Written instruction:
In the listing below, locate the lines bearing the word "standalone". Copy every one of them.

Records for the exercise:
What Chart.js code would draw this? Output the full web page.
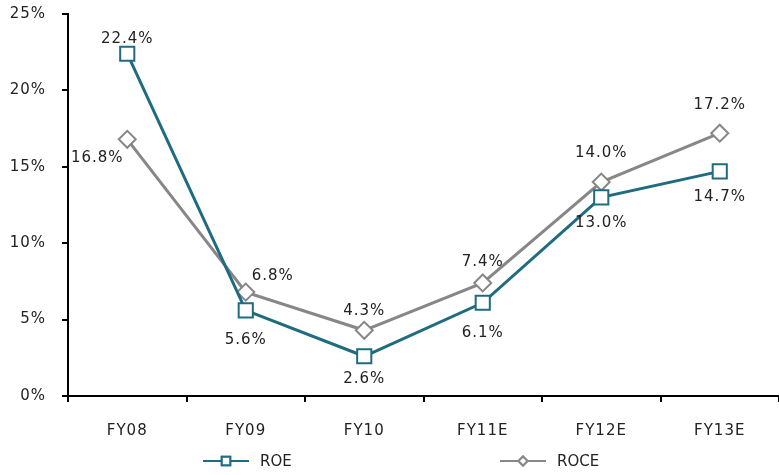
---
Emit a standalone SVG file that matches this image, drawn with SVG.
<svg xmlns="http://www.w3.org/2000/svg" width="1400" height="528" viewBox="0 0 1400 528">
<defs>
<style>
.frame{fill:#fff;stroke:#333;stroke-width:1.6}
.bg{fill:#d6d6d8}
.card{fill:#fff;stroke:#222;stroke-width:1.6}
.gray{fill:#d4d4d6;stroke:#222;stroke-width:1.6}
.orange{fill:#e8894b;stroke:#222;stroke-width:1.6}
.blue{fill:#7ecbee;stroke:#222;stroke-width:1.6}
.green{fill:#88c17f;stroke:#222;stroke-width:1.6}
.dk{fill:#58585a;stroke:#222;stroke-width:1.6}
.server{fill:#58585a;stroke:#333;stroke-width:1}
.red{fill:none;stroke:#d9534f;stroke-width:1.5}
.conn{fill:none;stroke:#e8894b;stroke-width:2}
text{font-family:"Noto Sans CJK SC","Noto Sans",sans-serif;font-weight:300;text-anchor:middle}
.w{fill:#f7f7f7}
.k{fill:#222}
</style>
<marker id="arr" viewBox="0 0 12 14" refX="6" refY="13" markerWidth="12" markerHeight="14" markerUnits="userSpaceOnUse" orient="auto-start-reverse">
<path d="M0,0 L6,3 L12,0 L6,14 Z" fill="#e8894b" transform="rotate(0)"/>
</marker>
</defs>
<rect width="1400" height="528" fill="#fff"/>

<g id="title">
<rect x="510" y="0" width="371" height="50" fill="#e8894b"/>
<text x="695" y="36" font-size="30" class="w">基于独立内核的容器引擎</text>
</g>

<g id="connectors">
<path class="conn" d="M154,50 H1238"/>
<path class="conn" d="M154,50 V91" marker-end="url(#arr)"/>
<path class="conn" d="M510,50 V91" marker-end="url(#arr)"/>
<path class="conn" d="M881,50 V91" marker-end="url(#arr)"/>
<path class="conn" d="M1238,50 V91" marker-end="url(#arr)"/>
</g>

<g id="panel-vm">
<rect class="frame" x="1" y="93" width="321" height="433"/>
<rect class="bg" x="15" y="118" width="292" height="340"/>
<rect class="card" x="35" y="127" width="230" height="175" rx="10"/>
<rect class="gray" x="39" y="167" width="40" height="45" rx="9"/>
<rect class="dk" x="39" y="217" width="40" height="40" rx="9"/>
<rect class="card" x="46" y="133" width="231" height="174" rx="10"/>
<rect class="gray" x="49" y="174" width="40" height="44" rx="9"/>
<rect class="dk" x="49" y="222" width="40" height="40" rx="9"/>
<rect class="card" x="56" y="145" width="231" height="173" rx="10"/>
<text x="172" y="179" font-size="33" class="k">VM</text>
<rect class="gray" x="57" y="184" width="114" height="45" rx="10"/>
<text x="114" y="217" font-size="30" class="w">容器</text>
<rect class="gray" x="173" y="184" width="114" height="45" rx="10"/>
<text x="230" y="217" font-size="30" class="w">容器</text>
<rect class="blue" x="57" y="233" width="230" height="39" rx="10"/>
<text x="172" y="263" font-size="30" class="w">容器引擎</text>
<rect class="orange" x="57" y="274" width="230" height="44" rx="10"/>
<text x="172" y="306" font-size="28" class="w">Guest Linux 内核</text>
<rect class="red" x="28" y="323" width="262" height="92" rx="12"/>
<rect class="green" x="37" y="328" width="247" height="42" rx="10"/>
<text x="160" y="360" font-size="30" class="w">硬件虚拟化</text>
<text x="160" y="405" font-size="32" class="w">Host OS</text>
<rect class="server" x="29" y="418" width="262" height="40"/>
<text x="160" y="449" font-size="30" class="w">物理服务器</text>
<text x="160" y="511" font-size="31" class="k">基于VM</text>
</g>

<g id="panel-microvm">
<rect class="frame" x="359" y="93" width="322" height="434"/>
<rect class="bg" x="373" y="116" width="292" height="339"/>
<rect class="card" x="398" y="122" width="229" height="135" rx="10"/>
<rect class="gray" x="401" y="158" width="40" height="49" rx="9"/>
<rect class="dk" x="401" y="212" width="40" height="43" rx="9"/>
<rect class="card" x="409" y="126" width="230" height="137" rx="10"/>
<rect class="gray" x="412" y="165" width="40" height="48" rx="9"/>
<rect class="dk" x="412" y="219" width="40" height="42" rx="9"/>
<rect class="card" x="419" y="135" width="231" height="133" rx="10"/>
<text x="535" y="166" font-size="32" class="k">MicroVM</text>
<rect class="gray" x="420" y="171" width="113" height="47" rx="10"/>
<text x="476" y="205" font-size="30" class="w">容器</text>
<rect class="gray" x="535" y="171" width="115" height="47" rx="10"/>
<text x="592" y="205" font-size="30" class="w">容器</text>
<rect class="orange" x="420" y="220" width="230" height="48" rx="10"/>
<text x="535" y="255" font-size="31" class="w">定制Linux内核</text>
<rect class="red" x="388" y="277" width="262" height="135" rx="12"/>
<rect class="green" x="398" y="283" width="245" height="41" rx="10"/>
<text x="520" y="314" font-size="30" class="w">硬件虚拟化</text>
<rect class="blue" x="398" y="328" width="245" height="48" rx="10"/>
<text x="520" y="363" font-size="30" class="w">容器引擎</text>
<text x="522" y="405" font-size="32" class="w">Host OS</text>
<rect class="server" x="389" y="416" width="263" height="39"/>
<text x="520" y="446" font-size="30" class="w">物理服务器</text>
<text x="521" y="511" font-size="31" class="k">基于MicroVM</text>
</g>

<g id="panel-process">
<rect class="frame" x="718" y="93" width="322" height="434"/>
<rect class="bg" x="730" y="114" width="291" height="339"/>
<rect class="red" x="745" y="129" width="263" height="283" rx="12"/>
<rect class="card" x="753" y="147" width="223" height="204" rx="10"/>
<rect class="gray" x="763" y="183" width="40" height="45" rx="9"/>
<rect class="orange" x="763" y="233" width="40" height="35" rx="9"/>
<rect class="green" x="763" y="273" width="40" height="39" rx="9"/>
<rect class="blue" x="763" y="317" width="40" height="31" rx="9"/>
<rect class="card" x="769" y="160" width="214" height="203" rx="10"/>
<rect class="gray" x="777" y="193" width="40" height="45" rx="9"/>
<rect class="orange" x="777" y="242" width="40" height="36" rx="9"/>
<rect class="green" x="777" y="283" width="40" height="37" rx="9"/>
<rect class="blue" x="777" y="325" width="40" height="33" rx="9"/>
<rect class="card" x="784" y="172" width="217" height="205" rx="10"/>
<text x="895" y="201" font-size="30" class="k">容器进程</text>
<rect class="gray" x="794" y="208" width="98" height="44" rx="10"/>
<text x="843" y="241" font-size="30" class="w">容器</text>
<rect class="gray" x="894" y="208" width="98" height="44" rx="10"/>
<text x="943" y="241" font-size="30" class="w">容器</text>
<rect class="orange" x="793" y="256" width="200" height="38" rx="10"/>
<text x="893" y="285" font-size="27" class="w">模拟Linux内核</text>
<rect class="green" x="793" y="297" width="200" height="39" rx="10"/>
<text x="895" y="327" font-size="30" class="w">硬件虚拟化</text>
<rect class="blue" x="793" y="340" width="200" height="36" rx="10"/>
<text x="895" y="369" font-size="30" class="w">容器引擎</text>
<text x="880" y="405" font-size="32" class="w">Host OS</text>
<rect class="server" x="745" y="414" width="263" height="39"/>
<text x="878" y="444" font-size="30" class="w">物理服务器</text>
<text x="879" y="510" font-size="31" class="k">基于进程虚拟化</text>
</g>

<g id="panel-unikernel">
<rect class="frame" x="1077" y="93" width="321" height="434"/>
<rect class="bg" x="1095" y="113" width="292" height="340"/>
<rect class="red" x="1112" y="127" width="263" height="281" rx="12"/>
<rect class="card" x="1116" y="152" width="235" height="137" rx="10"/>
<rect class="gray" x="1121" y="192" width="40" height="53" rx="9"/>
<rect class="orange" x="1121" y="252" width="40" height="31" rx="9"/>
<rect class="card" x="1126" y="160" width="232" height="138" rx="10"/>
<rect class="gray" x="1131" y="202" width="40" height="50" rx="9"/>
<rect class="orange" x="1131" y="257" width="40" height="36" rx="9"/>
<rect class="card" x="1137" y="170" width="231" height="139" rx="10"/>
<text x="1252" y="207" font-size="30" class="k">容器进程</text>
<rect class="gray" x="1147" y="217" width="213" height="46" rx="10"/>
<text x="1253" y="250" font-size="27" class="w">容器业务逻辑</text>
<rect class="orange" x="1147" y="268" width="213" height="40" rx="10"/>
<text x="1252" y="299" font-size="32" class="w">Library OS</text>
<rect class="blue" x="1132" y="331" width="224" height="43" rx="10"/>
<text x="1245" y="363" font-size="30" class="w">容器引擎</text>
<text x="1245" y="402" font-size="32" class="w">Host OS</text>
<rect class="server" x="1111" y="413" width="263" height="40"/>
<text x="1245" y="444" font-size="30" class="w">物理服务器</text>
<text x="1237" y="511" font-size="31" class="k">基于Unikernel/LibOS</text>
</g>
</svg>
---
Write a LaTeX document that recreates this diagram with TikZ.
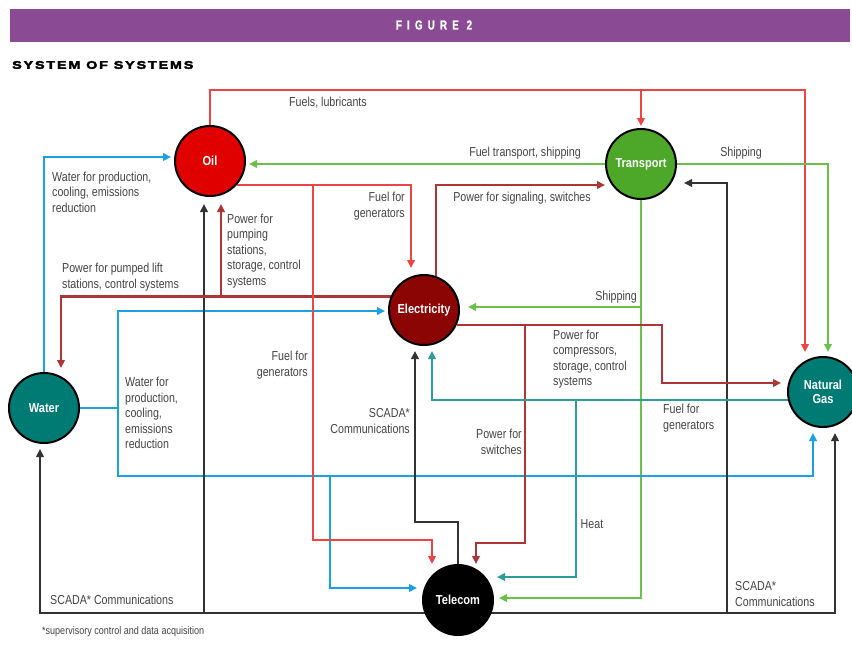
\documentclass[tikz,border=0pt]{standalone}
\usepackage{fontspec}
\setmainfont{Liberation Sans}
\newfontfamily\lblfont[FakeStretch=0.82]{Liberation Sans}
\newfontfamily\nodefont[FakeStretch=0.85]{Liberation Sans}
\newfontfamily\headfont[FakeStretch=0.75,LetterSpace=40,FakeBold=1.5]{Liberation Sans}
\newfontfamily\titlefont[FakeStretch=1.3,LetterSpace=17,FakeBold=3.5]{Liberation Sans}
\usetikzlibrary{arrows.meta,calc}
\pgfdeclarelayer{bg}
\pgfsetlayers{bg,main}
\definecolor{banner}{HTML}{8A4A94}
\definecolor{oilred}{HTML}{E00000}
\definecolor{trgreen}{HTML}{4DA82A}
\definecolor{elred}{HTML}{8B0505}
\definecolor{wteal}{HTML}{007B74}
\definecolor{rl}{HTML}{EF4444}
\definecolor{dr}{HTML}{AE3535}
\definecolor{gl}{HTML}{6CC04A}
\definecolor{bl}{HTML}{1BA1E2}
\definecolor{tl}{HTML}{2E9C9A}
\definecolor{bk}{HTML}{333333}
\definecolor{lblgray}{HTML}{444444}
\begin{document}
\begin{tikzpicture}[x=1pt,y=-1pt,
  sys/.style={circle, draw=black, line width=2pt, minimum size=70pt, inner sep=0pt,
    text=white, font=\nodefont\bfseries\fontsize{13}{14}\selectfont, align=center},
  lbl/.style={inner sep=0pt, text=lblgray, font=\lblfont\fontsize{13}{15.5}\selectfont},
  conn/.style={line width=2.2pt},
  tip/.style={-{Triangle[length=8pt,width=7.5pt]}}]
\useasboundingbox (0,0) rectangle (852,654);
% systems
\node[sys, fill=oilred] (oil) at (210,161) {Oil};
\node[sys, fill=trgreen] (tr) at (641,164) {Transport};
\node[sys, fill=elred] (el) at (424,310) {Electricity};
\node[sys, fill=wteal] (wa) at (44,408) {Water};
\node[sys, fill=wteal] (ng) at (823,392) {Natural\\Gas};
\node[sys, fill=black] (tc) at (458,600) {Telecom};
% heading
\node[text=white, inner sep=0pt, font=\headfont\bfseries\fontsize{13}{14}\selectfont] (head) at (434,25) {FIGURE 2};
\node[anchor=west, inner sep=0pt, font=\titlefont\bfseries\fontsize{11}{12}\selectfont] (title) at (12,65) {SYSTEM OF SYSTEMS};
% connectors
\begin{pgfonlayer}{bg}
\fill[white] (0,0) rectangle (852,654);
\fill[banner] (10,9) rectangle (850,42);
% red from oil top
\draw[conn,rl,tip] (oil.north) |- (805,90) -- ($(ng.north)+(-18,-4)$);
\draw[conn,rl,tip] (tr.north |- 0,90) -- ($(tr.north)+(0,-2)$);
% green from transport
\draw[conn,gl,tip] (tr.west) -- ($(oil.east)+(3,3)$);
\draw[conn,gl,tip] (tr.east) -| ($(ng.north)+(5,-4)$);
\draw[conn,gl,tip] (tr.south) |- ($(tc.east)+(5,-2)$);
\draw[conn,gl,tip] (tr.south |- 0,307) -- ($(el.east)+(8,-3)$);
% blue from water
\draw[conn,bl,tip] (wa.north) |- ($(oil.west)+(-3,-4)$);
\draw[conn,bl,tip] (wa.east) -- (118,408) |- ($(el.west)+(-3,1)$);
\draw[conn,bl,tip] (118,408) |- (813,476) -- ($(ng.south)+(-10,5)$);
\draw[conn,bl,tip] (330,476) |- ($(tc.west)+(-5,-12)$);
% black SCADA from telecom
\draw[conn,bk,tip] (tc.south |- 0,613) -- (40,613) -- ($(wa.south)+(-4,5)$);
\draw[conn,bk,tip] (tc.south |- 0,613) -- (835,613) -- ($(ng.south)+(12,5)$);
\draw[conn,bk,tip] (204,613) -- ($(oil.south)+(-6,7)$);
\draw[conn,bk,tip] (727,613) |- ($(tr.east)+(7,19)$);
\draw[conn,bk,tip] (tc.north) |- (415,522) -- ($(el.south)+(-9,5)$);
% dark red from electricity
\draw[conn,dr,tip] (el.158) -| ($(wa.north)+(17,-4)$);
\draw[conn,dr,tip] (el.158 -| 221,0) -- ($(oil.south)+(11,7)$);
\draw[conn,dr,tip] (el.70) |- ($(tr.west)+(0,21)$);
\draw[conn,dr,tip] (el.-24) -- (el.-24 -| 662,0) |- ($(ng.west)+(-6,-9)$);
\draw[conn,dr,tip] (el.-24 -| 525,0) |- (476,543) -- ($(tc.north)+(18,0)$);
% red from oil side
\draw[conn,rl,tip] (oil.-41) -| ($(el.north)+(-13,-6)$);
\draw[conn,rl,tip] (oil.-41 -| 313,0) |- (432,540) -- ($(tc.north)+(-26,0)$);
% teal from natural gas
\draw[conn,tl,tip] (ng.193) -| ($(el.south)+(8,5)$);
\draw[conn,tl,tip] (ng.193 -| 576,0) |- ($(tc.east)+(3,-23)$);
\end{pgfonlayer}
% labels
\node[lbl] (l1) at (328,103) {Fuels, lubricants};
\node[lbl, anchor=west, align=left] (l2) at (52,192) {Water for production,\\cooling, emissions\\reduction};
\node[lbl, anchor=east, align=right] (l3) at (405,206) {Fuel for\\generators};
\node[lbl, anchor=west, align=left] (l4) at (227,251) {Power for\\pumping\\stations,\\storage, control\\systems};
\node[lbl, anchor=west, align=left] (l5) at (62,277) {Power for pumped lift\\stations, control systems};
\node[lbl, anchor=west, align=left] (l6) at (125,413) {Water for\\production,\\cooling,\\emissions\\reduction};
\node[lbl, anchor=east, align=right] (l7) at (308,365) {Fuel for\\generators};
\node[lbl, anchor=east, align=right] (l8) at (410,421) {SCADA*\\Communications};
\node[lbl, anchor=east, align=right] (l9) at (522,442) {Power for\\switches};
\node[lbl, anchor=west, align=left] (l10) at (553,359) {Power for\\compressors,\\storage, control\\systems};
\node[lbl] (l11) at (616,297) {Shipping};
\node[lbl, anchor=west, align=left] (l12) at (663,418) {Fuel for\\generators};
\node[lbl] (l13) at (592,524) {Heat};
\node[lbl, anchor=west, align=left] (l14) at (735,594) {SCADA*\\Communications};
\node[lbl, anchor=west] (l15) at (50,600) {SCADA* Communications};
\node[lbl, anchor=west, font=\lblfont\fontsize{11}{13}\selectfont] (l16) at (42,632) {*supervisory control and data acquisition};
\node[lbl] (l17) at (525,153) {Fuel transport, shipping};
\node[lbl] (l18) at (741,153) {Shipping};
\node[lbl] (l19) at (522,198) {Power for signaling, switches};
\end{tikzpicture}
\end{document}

Final result:
Emit a standalone SVG file that matches this image, drawn with SVG.
\documentclass[tikz,border=0pt]{standalone}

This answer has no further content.